(Saved entries)
↓
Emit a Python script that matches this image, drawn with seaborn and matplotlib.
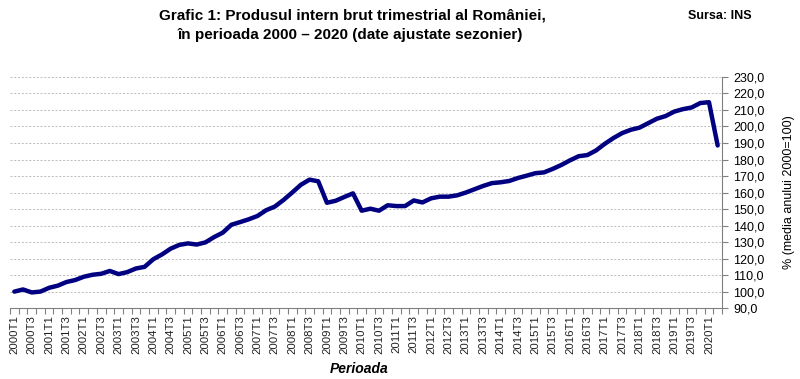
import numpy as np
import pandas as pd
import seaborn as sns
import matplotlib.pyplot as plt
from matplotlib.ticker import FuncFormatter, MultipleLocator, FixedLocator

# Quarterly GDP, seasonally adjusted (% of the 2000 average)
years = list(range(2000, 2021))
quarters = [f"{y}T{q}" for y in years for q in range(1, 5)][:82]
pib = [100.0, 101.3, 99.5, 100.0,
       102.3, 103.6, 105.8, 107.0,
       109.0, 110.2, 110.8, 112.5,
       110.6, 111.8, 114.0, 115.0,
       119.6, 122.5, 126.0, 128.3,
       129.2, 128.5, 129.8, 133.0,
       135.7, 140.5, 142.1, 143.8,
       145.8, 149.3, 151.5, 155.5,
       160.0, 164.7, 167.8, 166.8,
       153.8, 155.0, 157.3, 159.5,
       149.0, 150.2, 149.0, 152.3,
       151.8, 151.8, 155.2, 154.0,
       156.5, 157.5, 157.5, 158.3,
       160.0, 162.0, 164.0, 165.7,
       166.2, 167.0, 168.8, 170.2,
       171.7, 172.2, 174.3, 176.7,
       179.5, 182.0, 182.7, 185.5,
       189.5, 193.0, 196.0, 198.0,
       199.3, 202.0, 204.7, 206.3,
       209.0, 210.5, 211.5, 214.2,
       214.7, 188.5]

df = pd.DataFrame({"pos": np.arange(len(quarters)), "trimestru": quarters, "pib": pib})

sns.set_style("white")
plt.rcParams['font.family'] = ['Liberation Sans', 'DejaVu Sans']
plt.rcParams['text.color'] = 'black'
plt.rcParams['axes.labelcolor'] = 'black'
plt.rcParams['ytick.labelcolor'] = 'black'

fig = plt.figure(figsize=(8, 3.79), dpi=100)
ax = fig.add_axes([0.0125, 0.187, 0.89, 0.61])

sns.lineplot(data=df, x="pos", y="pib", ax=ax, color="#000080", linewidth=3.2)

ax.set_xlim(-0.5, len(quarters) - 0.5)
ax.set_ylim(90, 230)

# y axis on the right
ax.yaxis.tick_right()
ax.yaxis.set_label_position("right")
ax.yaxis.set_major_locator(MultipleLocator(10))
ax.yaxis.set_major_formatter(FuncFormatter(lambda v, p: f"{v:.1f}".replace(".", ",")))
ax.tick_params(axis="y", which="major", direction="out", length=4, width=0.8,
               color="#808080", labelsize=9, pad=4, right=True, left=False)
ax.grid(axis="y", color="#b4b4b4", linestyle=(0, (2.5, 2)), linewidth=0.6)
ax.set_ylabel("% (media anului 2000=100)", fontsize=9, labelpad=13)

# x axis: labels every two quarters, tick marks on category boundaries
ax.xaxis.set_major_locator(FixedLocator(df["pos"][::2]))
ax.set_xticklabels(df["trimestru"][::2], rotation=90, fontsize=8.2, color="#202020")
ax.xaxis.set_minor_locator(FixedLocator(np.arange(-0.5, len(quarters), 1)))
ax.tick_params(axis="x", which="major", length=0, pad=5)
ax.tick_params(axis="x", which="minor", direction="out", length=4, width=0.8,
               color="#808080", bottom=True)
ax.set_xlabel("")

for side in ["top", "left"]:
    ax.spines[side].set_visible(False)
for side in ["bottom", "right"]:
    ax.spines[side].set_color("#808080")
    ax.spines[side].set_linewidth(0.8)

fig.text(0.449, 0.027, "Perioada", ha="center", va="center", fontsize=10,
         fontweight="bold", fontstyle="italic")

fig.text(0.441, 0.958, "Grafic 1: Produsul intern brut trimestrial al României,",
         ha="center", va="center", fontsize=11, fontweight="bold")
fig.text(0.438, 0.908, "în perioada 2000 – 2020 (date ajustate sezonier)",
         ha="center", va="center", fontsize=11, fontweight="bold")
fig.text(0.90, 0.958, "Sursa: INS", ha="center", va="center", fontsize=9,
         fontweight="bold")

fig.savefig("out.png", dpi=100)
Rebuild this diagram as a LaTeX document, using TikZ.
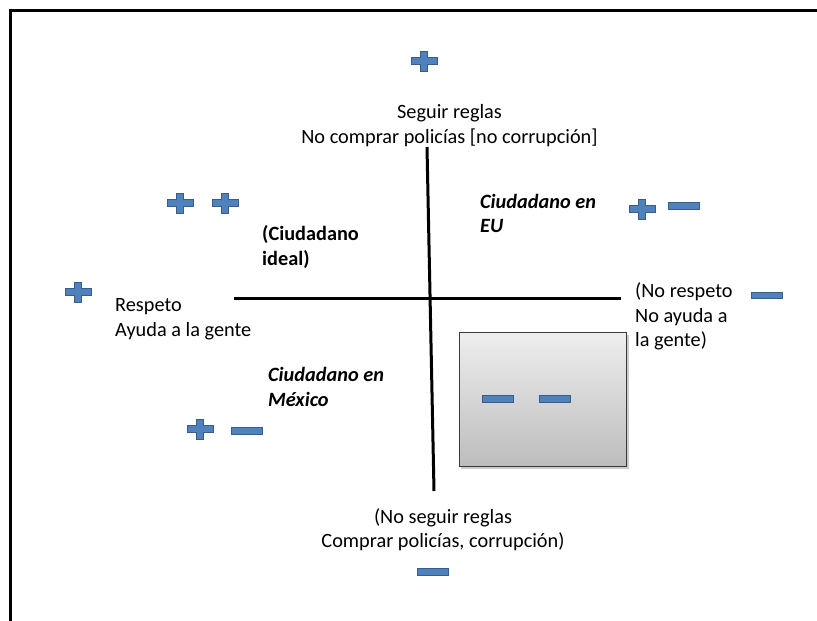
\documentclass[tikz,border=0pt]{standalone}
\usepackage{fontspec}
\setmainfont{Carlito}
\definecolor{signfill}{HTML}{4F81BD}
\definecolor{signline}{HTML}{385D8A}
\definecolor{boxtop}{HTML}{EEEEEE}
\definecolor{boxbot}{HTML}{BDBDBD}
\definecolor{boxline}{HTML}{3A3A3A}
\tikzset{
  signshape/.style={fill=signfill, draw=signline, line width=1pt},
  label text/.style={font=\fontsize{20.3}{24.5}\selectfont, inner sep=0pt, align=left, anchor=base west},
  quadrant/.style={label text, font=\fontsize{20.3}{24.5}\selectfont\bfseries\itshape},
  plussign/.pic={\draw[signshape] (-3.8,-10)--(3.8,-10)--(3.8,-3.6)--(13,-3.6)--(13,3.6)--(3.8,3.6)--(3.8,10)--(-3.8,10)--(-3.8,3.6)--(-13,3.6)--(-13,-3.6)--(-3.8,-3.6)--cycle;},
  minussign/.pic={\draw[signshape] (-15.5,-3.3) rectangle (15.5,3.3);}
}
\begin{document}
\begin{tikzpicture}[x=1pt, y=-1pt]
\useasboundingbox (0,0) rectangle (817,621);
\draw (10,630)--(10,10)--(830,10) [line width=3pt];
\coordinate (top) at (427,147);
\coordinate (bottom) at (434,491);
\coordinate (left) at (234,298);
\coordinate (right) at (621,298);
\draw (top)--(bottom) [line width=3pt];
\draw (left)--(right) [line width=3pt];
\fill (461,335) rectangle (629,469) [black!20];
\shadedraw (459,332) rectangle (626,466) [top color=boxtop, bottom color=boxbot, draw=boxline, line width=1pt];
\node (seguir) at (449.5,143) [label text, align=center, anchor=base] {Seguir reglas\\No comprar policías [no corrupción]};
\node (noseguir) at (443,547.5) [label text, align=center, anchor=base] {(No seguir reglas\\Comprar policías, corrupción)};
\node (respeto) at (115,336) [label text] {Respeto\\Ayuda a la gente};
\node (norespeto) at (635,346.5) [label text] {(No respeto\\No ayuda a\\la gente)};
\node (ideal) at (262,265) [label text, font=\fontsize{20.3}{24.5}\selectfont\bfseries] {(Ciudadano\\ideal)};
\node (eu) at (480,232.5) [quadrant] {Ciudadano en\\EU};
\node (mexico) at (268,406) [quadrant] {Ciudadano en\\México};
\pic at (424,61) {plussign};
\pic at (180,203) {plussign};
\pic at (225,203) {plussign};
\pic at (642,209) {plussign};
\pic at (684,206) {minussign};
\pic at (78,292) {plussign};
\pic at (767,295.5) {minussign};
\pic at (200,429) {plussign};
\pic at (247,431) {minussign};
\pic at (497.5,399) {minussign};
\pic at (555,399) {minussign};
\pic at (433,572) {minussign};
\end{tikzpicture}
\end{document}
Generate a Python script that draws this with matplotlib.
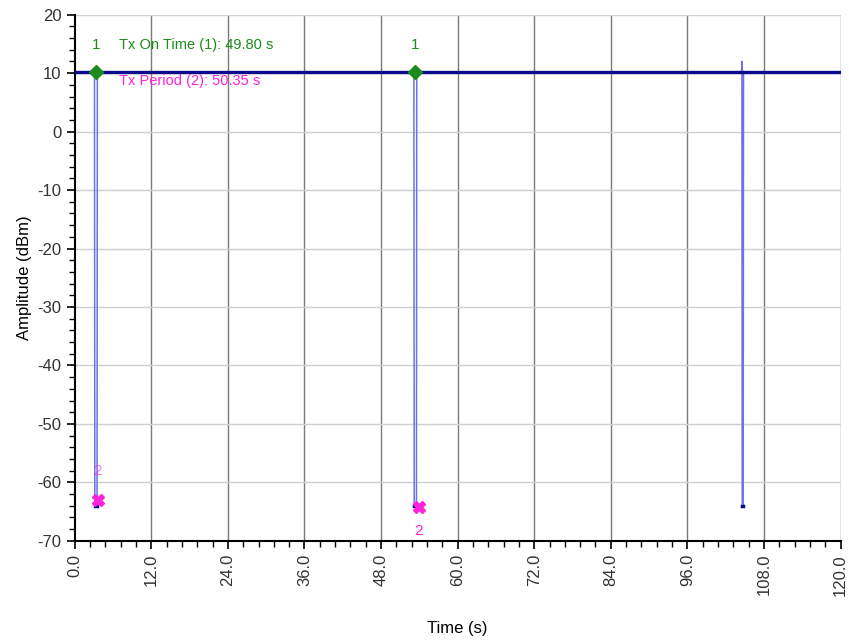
↑
_REQUIREMENTS_.
Retype each entry precisely. Skip images entirely.

_RESULT OF THE EXERCISE_.
Emit a Python script that matches this image, drawn with seaborn and matplotlib.
import numpy as np
import pandas as pd
import seaborn as sns
import matplotlib.pyplot as plt
from matplotlib.ticker import FuncFormatter, MultipleLocator, FixedLocator

# Quarterly GDP, seasonally adjusted (% of the 2000 average)
years = list(range(2000, 2021))
quarters = [f"{y}T{q}" for y in years for q in range(1, 5)][:82]
pib = [100.0, 101.3, 99.5, 100.0,
       102.3, 103.6, 105.8, 107.0,
       109.0, 110.2, 110.8, 112.5,
       110.6, 111.8, 114.0, 115.0,
       119.6, 122.5, 126.0, 128.3,
       129.2, 128.5, 129.8, 133.0,
       135.7, 140.5, 142.1, 143.8,
       145.8, 149.3, 151.5, 155.5,
       160.0, 164.7, 167.8, 166.8,
       153.8, 155.0, 157.3, 159.5,
       149.0, 150.2, 149.0, 152.3,
       151.8, 151.8, 155.2, 154.0,
       156.5, 157.5, 157.5, 158.3,
       160.0, 162.0, 164.0, 165.7,
       166.2, 167.0, 168.8, 170.2,
       171.7, 172.2, 174.3, 176.7,
       179.5, 182.0, 182.7, 185.5,
       189.5, 193.0, 196.0, 198.0,
       199.3, 202.0, 204.7, 206.3,
       209.0, 210.5, 211.5, 214.2,
       214.7, 188.5]

df = pd.DataFrame({"pos": np.arange(len(quarters)), "trimestru": quarters, "pib": pib})

sns.set_style("white")
plt.rcParams['font.family'] = ['Liberation Sans', 'DejaVu Sans']
plt.rcParams['text.color'] = 'black'
plt.rcParams['axes.labelcolor'] = 'black'
plt.rcParams['ytick.labelcolor'] = 'black'

fig = plt.figure(figsize=(8, 3.79), dpi=100)
ax = fig.add_axes([0.0125, 0.187, 0.89, 0.61])

sns.lineplot(data=df, x="pos", y="pib", ax=ax, color="#000080", linewidth=3.2)

ax.set_xlim(-0.5, len(quarters) - 0.5)
ax.set_ylim(90, 230)

# y axis on the right
ax.yaxis.tick_right()
ax.yaxis.set_label_position("right")
ax.yaxis.set_major_locator(MultipleLocator(10))
ax.yaxis.set_major_formatter(FuncFormatter(lambda v, p: f"{v:.1f}".replace(".", ",")))
ax.tick_params(axis="y", which="major", direction="out", length=4, width=0.8,
               color="#808080", labelsize=9, pad=4, right=True, left=False)
ax.grid(axis="y", color="#b4b4b4", linestyle=(0, (2.5, 2)), linewidth=0.6)
ax.set_ylabel("% (media anului 2000=100)", fontsize=9, labelpad=13)

# x axis: labels every two quarters, tick marks on category boundaries
ax.xaxis.set_major_locator(FixedLocator(df["pos"][::2]))
ax.set_xticklabels(df["trimestru"][::2], rotation=90, fontsize=8.2, color="#202020")
ax.xaxis.set_minor_locator(FixedLocator(np.arange(-0.5, len(quarters), 1)))
ax.tick_params(axis="x", which="major", length=0, pad=5)
ax.tick_params(axis="x", which="minor", direction="out", length=4, width=0.8,
               color="#808080", bottom=True)
ax.set_xlabel("")

for side in ["top", "left"]:
    ax.spines[side].set_visible(False)
for side in ["bottom", "right"]:
    ax.spines[side].set_color("#808080")
    ax.spines[side].set_linewidth(0.8)

fig.text(0.449, 0.027, "Perioada", ha="center", va="center", fontsize=10,
         fontweight="bold", fontstyle="italic")

fig.text(0.441, 0.958, "Grafic 1: Produsul intern brut trimestrial al României,",
         ha="center", va="center", fontsize=11, fontweight="bold")
fig.text(0.438, 0.908, "în perioada 2000 – 2020 (date ajustate sezonier)",
         ha="center", va="center", fontsize=11, fontweight="bold")
fig.text(0.90, 0.958, "Sursa: INS", ha="center", va="center", fontsize=9,
         fontweight="bold")

fig.savefig("out.png", dpi=100)
Rebuild this diagram as a LaTeX document, using TikZ.
\documentclass[tikz,border=0pt]{standalone}
\usepackage{fontspec}
\setmainfont{Carlito}
\definecolor{signfill}{HTML}{4F81BD}
\definecolor{signline}{HTML}{385D8A}
\definecolor{boxtop}{HTML}{EEEEEE}
\definecolor{boxbot}{HTML}{BDBDBD}
\definecolor{boxline}{HTML}{3A3A3A}
\tikzset{
  signshape/.style={fill=signfill, draw=signline, line width=1pt},
  label text/.style={font=\fontsize{20.3}{24.5}\selectfont, inner sep=0pt, align=left, anchor=base west},
  quadrant/.style={label text, font=\fontsize{20.3}{24.5}\selectfont\bfseries\itshape},
  plussign/.pic={\draw[signshape] (-3.8,-10)--(3.8,-10)--(3.8,-3.6)--(13,-3.6)--(13,3.6)--(3.8,3.6)--(3.8,10)--(-3.8,10)--(-3.8,3.6)--(-13,3.6)--(-13,-3.6)--(-3.8,-3.6)--cycle;},
  minussign/.pic={\draw[signshape] (-15.5,-3.3) rectangle (15.5,3.3);}
}
\begin{document}
\begin{tikzpicture}[x=1pt, y=-1pt]
\useasboundingbox (0,0) rectangle (817,621);
\draw (10,630)--(10,10)--(830,10) [line width=3pt];
\coordinate (top) at (427,147);
\coordinate (bottom) at (434,491);
\coordinate (left) at (234,298);
\coordinate (right) at (621,298);
\draw (top)--(bottom) [line width=3pt];
\draw (left)--(right) [line width=3pt];
\fill (461,335) rectangle (629,469) [black!20];
\shadedraw (459,332) rectangle (626,466) [top color=boxtop, bottom color=boxbot, draw=boxline, line width=1pt];
\node (seguir) at (449.5,143) [label text, align=center, anchor=base] {Seguir reglas\\No comprar policías [no corrupción]};
\node (noseguir) at (443,547.5) [label text, align=center, anchor=base] {(No seguir reglas\\Comprar policías, corrupción)};
\node (respeto) at (115,336) [label text] {Respeto\\Ayuda a la gente};
\node (norespeto) at (635,346.5) [label text] {(No respeto\\No ayuda a\\la gente)};
\node (ideal) at (262,265) [label text, font=\fontsize{20.3}{24.5}\selectfont\bfseries] {(Ciudadano\\ideal)};
\node (eu) at (480,232.5) [quadrant] {Ciudadano en\\EU};
\node (mexico) at (268,406) [quadrant] {Ciudadano en\\México};
\pic at (424,61) {plussign};
\pic at (180,203) {plussign};
\pic at (225,203) {plussign};
\pic at (642,209) {plussign};
\pic at (684,206) {minussign};
\pic at (78,292) {plussign};
\pic at (767,295.5) {minussign};
\pic at (200,429) {plussign};
\pic at (247,431) {minussign};
\pic at (497.5,399) {minussign};
\pic at (555,399) {minussign};
\pic at (433,572) {minussign};
\end{tikzpicture}
\end{document}
Generate a Python script that draws this with matplotlib.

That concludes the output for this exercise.